We all did, looking at each other, kind of laughing like, what's going on here? We were unsure if/why we were being disciplined, but being all good kids, we went along with it. Re-enter Mr. Conolly a few minutes later, all guns blazing yelling at us about leaving the cafeteria early without his express permission. We are all avoiding looking at each other and trying our asolute hardest not to burst out in hysterical laughter. Michael tried to diplomatically explain that we had been instructed to leave by another teacher, but Mr. Conolly wouldn't hear it. He said that as punishment we were to stay in the dance room our whole break! Oh the torture! A room full of friends! We exploded the minute he left the room. Normally in a situation like that, I would have been silent and repentant, but it was absolutley ridiculous!

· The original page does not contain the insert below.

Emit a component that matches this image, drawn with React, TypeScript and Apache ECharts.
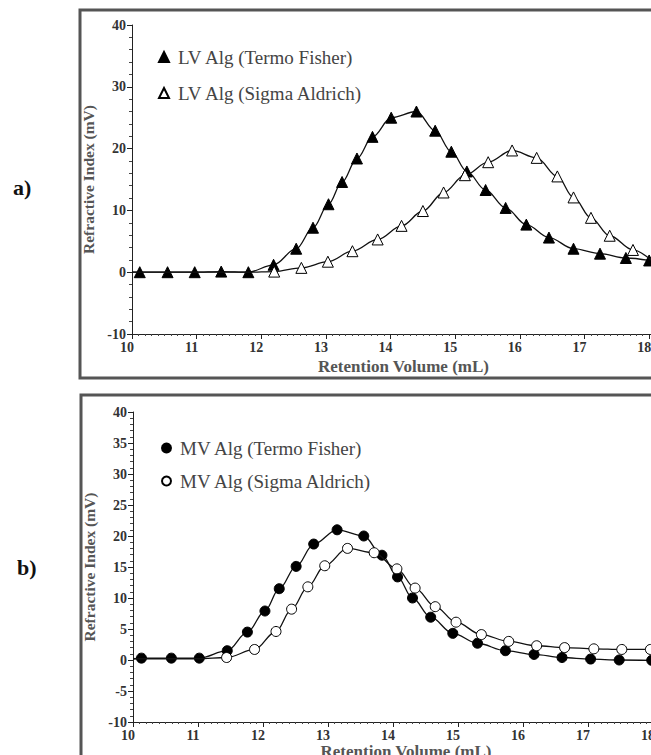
import React, { useEffect, useRef } from "react";
import * as echarts from "echarts";

const FONT = "'Liberation Serif', 'Times New Roman', serif";

// ---- Panel a) LV alginate ----
const lvTermoX = [10.12, 10.55, 10.97, 11.38, 11.8, 12.19, 12.54, 12.8, 13.04, 13.25, 13.48, 13.72, 14.01, 14.4, 14.69, 14.94, 15.18, 15.47, 15.78, 16.1, 16.45, 16.83, 17.24, 17.64, 18.0];
const lvTermoY = [0, 0, 0, 0.1, 0, 1.2, 3.8, 7.2, 11.0, 14.6, 18.4, 21.9, 25.0, 26.0, 22.9, 19.5, 16.3, 13.3, 10.4, 7.7, 5.6, 3.8, 3.0, 2.3, 1.9];
const lvTermoLeadX = [10.0];
const lvTermoLeadY = [0];

const lvSigmaX = [12.2, 12.62, 13.03, 13.41, 13.8, 14.17, 14.5, 14.82, 15.15, 15.51, 15.88, 16.26, 16.58, 16.83, 17.1, 17.39, 17.75];
const lvSigmaY = [0.1, 0.7, 1.7, 3.4, 5.3, 7.5, 9.9, 12.9, 15.7, 17.8, 19.7, 18.5, 15.5, 12.1, 8.8, 5.9, 3.6];
const lvSigmaLeadX = [10.0, 11.0, 11.8];
const lvSigmaLeadY = [0, 0, 0];
const lvSigmaTailX = [18.05];
const lvSigmaTailY = [1.8];

// ---- Panel b) MV alginate ----
const mvTermoX = [10.13, 10.59, 11.02, 11.45, 11.76, 12.03, 12.25, 12.51, 12.78, 13.14, 13.55, 13.83, 14.07, 14.3, 14.58, 14.92, 15.3, 15.73, 16.17, 16.6, 17.04, 17.48, 17.98];
const mvTermoY = [0.3, 0.3, 0.3, 1.5, 4.5, 7.9, 11.5, 15.1, 18.7, 21.0, 20.0, 16.9, 13.4, 10.0, 6.9, 4.3, 2.7, 1.5, 0.9, 0.4, 0.15, 0, -0.05];
const mvTermoLeadX = [10.0];
const mvTermoLeadY = [0.2];

const mvSigmaX = [11.44, 11.87, 12.2, 12.44, 12.69, 12.95, 13.3, 13.71, 14.06, 14.34, 14.65, 14.97, 15.36, 15.78, 16.21, 16.64, 17.09, 17.52, 17.96];
const mvSigmaY = [0.4, 1.7, 4.6, 8.2, 11.8, 15.2, 18.0, 17.3, 14.7, 11.6, 8.6, 6.1, 4.1, 3.0, 2.3, 2.0, 1.8, 1.7, 1.7];
const mvSigmaLeadX = [10.0, 10.6, 11.0];
const mvSigmaLeadY = [0.2, 0.2, 0.2];

const xTicks = [10, 11, 12, 13, 14, 15, 16, 17, 18];
const names = {
  lvTermo: "LV Alg (Termo Fisher)",
  lvSigma: "LV Alg (Sigma Aldrich)",
  mvTermo: "MV Alg (Termo Fisher)",
  mvSigma: "MV Alg (Sigma Aldrich)",
};

function buildData(lx: number[], ly: number[], mx: number[], my: number[], tx: number[] = [], ty: number[] = []) {
  const lead = lx.map((x, i) => ({ value: [x, ly[i]], symbol: "none" }));
  const marks = mx.map((x, i) => ({ value: [x, my[i]] }));
  const tail = tx.map((x, i) => ({ value: [x, ty[i]], symbol: "none" }));
  return [...lead, ...marks, ...tail];
}

function xAxisCfg(gridIndex: number, nameGap: number) {
  return {
    type: "value",
    gridIndex,
    min: 10,
    max: 18.4,
    interval: 1,
    name: "Retention Volume (mL)",
    nameLocation: "middle",
    nameGap,
    nameTextStyle: { fontFamily: FONT, fontWeight: "bold", fontSize: 17, color: "#555" },
    axisLine: { show: true, onZero: false, lineStyle: { color: "#222", width: 1 } },
    axisTick: { show: true, inside: false, length: 5, lineStyle: { color: "#222" } },
    minorTick: { show: true, splitNumber: 10, length: 2, lineStyle: { color: "#444" } },
    splitLine: { show: false },
    minorSplitLine: { show: false },
    axisLabel: {
      fontFamily: FONT,
      fontSize: 14,
      fontWeight: "bold",
      color: "#333",
      margin: 6,
      padding: [0, 10, 0, 0],
      formatter: (v: number) => (xTicks.indexOf(v) >= 0 ? String(v) : ""),
    },
  };
}

function yAxisCfg(gridIndex: number, interval: number) {
  return {
    type: "value",
    gridIndex,
    min: -10,
    max: 40,
    interval,
    name: "Refractive Index (mV)",
    nameLocation: "middle",
    nameGap: 34,
    nameTextStyle: { fontFamily: FONT, fontWeight: "bold", fontSize: 15.5, color: "#555" },
    axisLine: { show: true, onZero: false, lineStyle: { color: "#222", width: 1 } },
    axisTick: { show: true, inside: false, length: 5, lineStyle: { color: "#222" } },
    minorTick: { show: true, splitNumber: 5, length: 3, lineStyle: { color: "#444" } },
    splitLine: { show: false },
    axisLabel: {
      fontFamily: FONT,
      fontSize: 14,
      fontWeight: "bold",
      color: "#333",
      margin: 6,
      padding: [0, 0, 8, 0],
    },
  };
}

function lineSeries(name: string, idx: number, data: any[], symbol: string, size: number, filled: boolean) {
  return {
    type: "line",
    name,
    xAxisIndex: idx,
    yAxisIndex: idx,
    data,
    symbol,
    symbolSize: size,
    showAllSymbol: true,
    smooth: 0.35,
    smoothMonotone: "x",
    silent: true,
    lineStyle: { color: "#111", width: 1.3 },
    itemStyle: { color: filled ? "#000" : "#fff", borderColor: "#000", borderWidth: 1 },
    emphasis: { disabled: true },
    z: filled ? 3 : 4,
  };
}

export default function App() {
  const ref = useRef<HTMLDivElement>(null);
  useEffect(() => {
    if (!ref.current) return;
    const chart = echarts.init(ref.current, undefined, { renderer: "svg" });
    const legendText = { fontFamily: FONT, fontSize: 19, color: "#444", padding: [0, 0, 0, 4], lineHeight: 20 };
    chart.setOption({
      animation: false,
      backgroundColor: "#fff",
      grid: [
        { left: 132, top: 25, width: 543, height: 309 },
        { left: 133, top: 412, width: 546, height: 310 },
      ],
      xAxis: [xAxisCfg(0, 24), xAxisCfg(1, 17)],
      yAxis: [yAxisCfg(0, 10), yAxisCfg(1, 5)],
      legend: [
        {
          data: [names.lvTermo, names.lvSigma],
          orient: "vertical",
          left: 153,
          top: 42,
          icon: "triangle",
          itemWidth: 10,
          itemHeight: 10,
          itemGap: 16,
          selectedMode: false,
          textStyle: legendText,
        },
        {
          data: [names.mvTermo, names.mvSigma],
          orient: "vertical",
          left: 156,
          top: 433,
          icon: "circle",
          itemWidth: 9,
          itemHeight: 9,
          itemGap: 13,
          selectedMode: false,
          textStyle: legendText,
        },
      ],
      graphic: [
        { type: "rect", silent: true, shape: { x: 80, y: 10, width: 700, height: 368 }, style: { fill: "none", stroke: "#555", lineWidth: 3 } },
        { type: "rect", silent: true, shape: { x: 81, y: 395, width: 700, height: 420 }, style: { fill: "none", stroke: "#555", lineWidth: 3 } },
        { type: "text", silent: true, x: 13, y: 176, style: { text: "a)", font: `bold 22px ${FONT}`, fill: "#111" } },
        { type: "text", silent: true, x: 17, y: 556, style: { text: "b)", font: `bold 22px ${FONT}`, fill: "#111" } },
      ],
      series: [
        lineSeries(names.lvTermo, 0, buildData(lvTermoLeadX, lvTermoLeadY, lvTermoX, lvTermoY), "triangle", 11, true),
        lineSeries(names.lvSigma, 0, buildData(lvSigmaLeadX, lvSigmaLeadY, lvSigmaX, lvSigmaY, lvSigmaTailX, lvSigmaTailY), "triangle", 11, false),
        lineSeries(names.mvTermo, 1, buildData(mvTermoLeadX, mvTermoLeadY, mvTermoX, mvTermoY), "circle", 10, true),
        lineSeries(names.mvSigma, 1, buildData(mvSigmaLeadX, mvSigmaLeadY, mvSigmaX, mvSigmaY), "circle", 10, false),
      ],
    });
    return () => chart.dispose();
  }, []);
  return (
    <div style={{ position: "absolute", left: 0, top: 0, width: 651, height: 755, overflow: "hidden", background: "#fff" }}>
      <div ref={ref} style={{ width: 720, height: 800 }} />
    </div>
  );
}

After a bit more talking and laughing, people got out the iPods and shared around headphones. Most people, including Jackie and I, were linked at the ear when Mr. Conolly came back in a minute later. Quick as a flash, Jackie shoved her iPod out of sight except for one solitary ear phone. I nudged her and she grabbed it. Just in time, as Mr. Conolly next confiscated all visible ones. She and I cracked up again at the near miss.

When break was over, he came back in to re-enforce our lesson learned and tell us we were free to go. We were all hoping he'd keep us until after lessons started so we could tell our teachers that the reason we were late was because Conolly imprisoned us in the dance room. Haha.

So now (hangs head) I have a stain on my permanent record! Whatever shall I do?! I'm sure that will effect all my future plans! How will I EVER get into college with that hideous proof of my high school transgression hanging over my head?! I SNUCK OUT OF THE CAFETERIA EARLY!! I admit it!! GUILTY YOUR HONOR!!!!!